Avoiding a PR Crisis and the ‘Any Press is Good Press’ Myth


23rd February 2021


Leigh-Ann Hewer

Reading time

4 minutes

Have you ever heard the phrase ‘any press is good press‘? Or maybe even ‘there’s no such thing as bad publicity‘?

At Carnsight, we love debunking PR myths and this is definitely one of them.

We’re living in the 21st century. News spreads like wildfire, especially bad news, cancel culture is rife, social media takedowns happen daily and people care more and more about the ethical and moral values and standpoints of the businesses they support.

We say this not to scare you, but to make you aware.

Negative news can cause businesses a lot of damage, especially in an age where it’s easy to lose control of a situation and end up on the trending page of Twitter. And a digital footprint can last a lot longer than a printed page.

Ending up in a PR crisis isn’t the be-all and end-all; in fact, if you have a strong PR team and clear and compassionate communication, you’re well set up. That being said, in an ideal world, you don’t want to have to go down that route.

Avoiding a PR Crisis

It goes without saying that avoiding getting into a PR crisis at all should be the aim and if you’re lucky you won’t have to worry too much about even that. However, it’s always good to have a plan if troubles arise and know exactly how to avoid any potholes in the road.

Think Before You Speak

This might sound like rather obvious advice but I think we could all use a reminder every now and then. Ensure this is an established rule throughout the business and that everyone understands the implications of a knee-jerk reaction or poorly thought out statement.

Understand that this also extends to social media. In fact, espeically social media. Think before you tweet!

And I’m not just talking about on your business account but also your personal. You represent the business and its values. Make sure you’re representing it well.

There’s no such thing as ‘off the record’

Similarly, it’s important to remember that when speaking to a journalist or publication, there is no such thing as saying something ‘off the record’.

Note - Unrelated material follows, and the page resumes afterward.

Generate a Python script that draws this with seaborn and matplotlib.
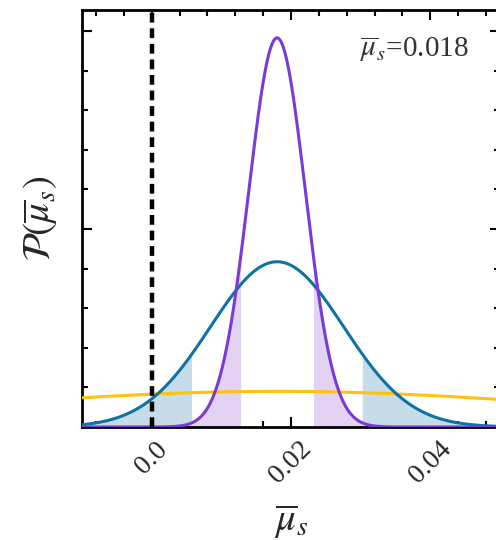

I’m not for a second suggesting that all journalists are out there trying to catch you out and take things you said out of context, but it’s important to be aware that when you agree to an interview with a journalist, you’re agreeing to provide them with printable material.

There are no ‘take-backs’. If you make an insensitive flippant comment in an interview there’s absolutely no reason why the journalist shouldn’t be allowed to take what you said and put it in print.

You will always be accountable for your words and actions. ‘Off the record’ is off the table.

Learn more about journalist interviews here.

Implement rules and guidelines for content

Perhaps your rules are to say nothing political or perhaps it’s nothing religious. Whatever they may be, it’s important to have them and make sure they are understood throughout the business. What topics are off limits and what topics are encouraged? This isn’t about hiding anything or surprising opinions, it’s about realising that within a business there will be varying personalities and ideologies and ideals, and despite this, all business content must be unified and consistent with the company values.

Invest in good PR

Like Carnsight Communications! But seriously, while this might seem self-serving, investing in good PR is the best way to avoid any mishaps. PRs know how to bring out the best in your business and how to highlight it to the world. PRs know how to monitor public opinion and how to read the mood of the nation.

Good PR can be trusted.

And this isn’t about hiring a PR to sweep anything under the rug. We certainly don’t do that at Carnsight. We simply draw attention to the wonderful things about your business and know how to respond if something should go awry.

PR is about celebrating the best bits and showing the world what your business can offer.